# Identify This?



## johnjeffrey (Jan 6, 2004)

I'm a first time poster, first plow, first heavy duty PU, and I need help.
I just bought a used and cheap 1990 F250 with a plow (Western?) I wasn't in the market for a plow, but figure it's a nice thing to have to do my own and a few friend's driveways and it came along for the ride, or something like that.
From what I can see this is a Western plow and pump. Can any of you ID it for sure? It's missing a spring and markers and could use some clean up and paint.
I'd like to know the pump model, and whether or not the plow is a Western. Any guesses at the age of this set up?
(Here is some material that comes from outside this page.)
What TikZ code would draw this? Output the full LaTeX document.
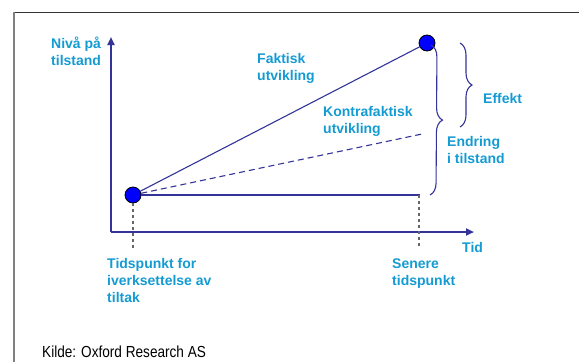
\documentclass[tikz,border=0pt]{standalone}
\usepackage{fontspec}
\setmainfont{Liberation Sans}
\usetikzlibrary{arrows.meta,decorations.pathreplacing}
\definecolor{lbl}{RGB}{20,155,210}
\definecolor{navy}{RGB}{51,51,153}
\definecolor{dotblue}{RGB}{0,0,255}
\begin{document}
\begin{tikzpicture}[x=1pt,y=-1pt,
  lab/.style={anchor=base west,inner sep=0pt,align=left,text=lbl,
    font=\fontsize{14}{17}\selectfont\bfseries},
  axis/.style={draw=navy,line width=2pt,-{Triangle[length=8pt,width=7pt]}},
  trend/.style={draw=navy,line width=1.1pt},
  guide/.style={draw=gray!80!black,line width=1.2pt,dash pattern=on 3pt off 3pt},
  dot/.style={circle,draw=black,line width=0.8pt,fill=dotblue,minimum size=16pt,inner sep=0pt},
  bracedeco/.style={draw=navy,line width=1.1pt,decorate,decoration={brace,amplitude=12pt,aspect=0.5}}]
\useasboundingbox (0,0) rectangle (579,362);
% frame
\draw[line width=1pt,black!80] (14,12) -- (579,12);
\draw[line width=1.6pt,black!50] (14,12) -- (14,362);
% coordinates
\coordinate (O) at (111,232);
\coordinate (ytip) at (111,37);
\coordinate (xtip) at (474,232);
\coordinate (C) at (422,134);
\coordinate (D) at (420,195);
\coordinate (E) at (419,248);
\coordinate (F) at (133,248);
\coordinate (S) at (419,195);
% axes
\draw[axis] (O) -- (ytip);
\draw[axis] (O) -- (xtip);
% dots
\node[dot] (A) at (133,195) {};
\node[dot] (B) at (427,43) {};
% lines
\draw[trend] (A) -- (B);
\draw[trend,dash pattern=on 6pt off 4pt] (A) -- (C);
\draw[trend] (A.east) -- (D);
\draw[guide] (A) -- (F);
\draw[guide] (S) -- (E);
% braces
\coordinate (b1t) at (431,45);
\coordinate (b1b) at (430,195);
\coordinate (b2t) at (460,43);
\coordinate (b2b) at (460,127);
\draw[bracedeco] (b1t) -- (b1b);
\draw[bracedeco] (b2t) -- (b2b);
% labels (anchor at baseline of last line)
\node[lab] (niva) at (51,65) {Nivå på\\tilstand};
\node[lab] (fakt) at (257,80) {Faktisk\\utvikling};
\node[lab] (kontra) at (323,133) {Kontrafaktisk\\utvikling};
\node[lab] (eff) at (483,103) {Effekt};
\node[lab] (endr) at (447,163) {Endring\\i tilstand};
\node[lab] (tidsp) at (107,302) {Tidspunkt for\\iverksettelse av\\tiltak};
\node[lab] (tid) at (462,252) {Tid};
\node[lab] (sen) at (392,285) {Senere\\tidspunkt};
\node[anchor=base west,inner sep=0pt,font=\fontsize{16}{19}\selectfont] (kilde) at (42,357) {\scalebox{0.85}[1]{Kilde: Oxford Research AS}};
\end{tikzpicture}
\end{document}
I don't know if it was bought new with the truck or what.
Thanks in advance for any info.


----------



## johnjeffrey (Jan 6, 2004)

*identify this lift*

'm a first time poster, first plow, first heavy duty PU, and I need help.
This is the lift mentioned in my last post.
I just bought a used and cheap 1990 F250 with a plow (Western?) I wasn't in the market for a plow, but figure it's a nice thing to have to do my own and a few friend's driveways and it came along for the ride, or something like that.
From what I can see this is a Western plow and pump. Can any of you ID it for sure? It's missing a spring and markers and could use some clean up and paint.
I'd like to know the pump model, and whether or not the plow is a Western. Any guesses at the age of this set up? I don't know if it was bought new with the truck or what.
Thanks in advance for any info.
Here's the lift
johnjeffrey has attached this image:


----------



## Big Nate's Plowing (Nov 26, 2000)

a meyer ST-90 blade with a missing tripspring


----------



## easthavenplower (Aug 21, 2003)

yep deffinitly a meyer plow


----------



## johnjeffrey (Jan 6, 2004)

*2 trip springs not 3*

Thanks for the help so far guys. One more question, The current model ST7.5 and ST 90 Meyer plows have 3 trip springs. The one I have has only 2 (only 1 right now, 1 is missing.
Did older Meyer plows have only 2 springs?
Thanks again.
Jeff


----------



## Grant (Jan 23, 2001)

Yes, the old ST90's had only 2 springs. I had one years ago and left it that way. A little aggravating when it trips in hard packed snow, but much more forgiving when you hit an obstacle and the plow slams back. That is what usually kills the pins and sleeves on experienced Meyer plows.


----------



## PLOWMAN45 (Jul 2, 2003)

you can buy a st90 with two trip springs


----------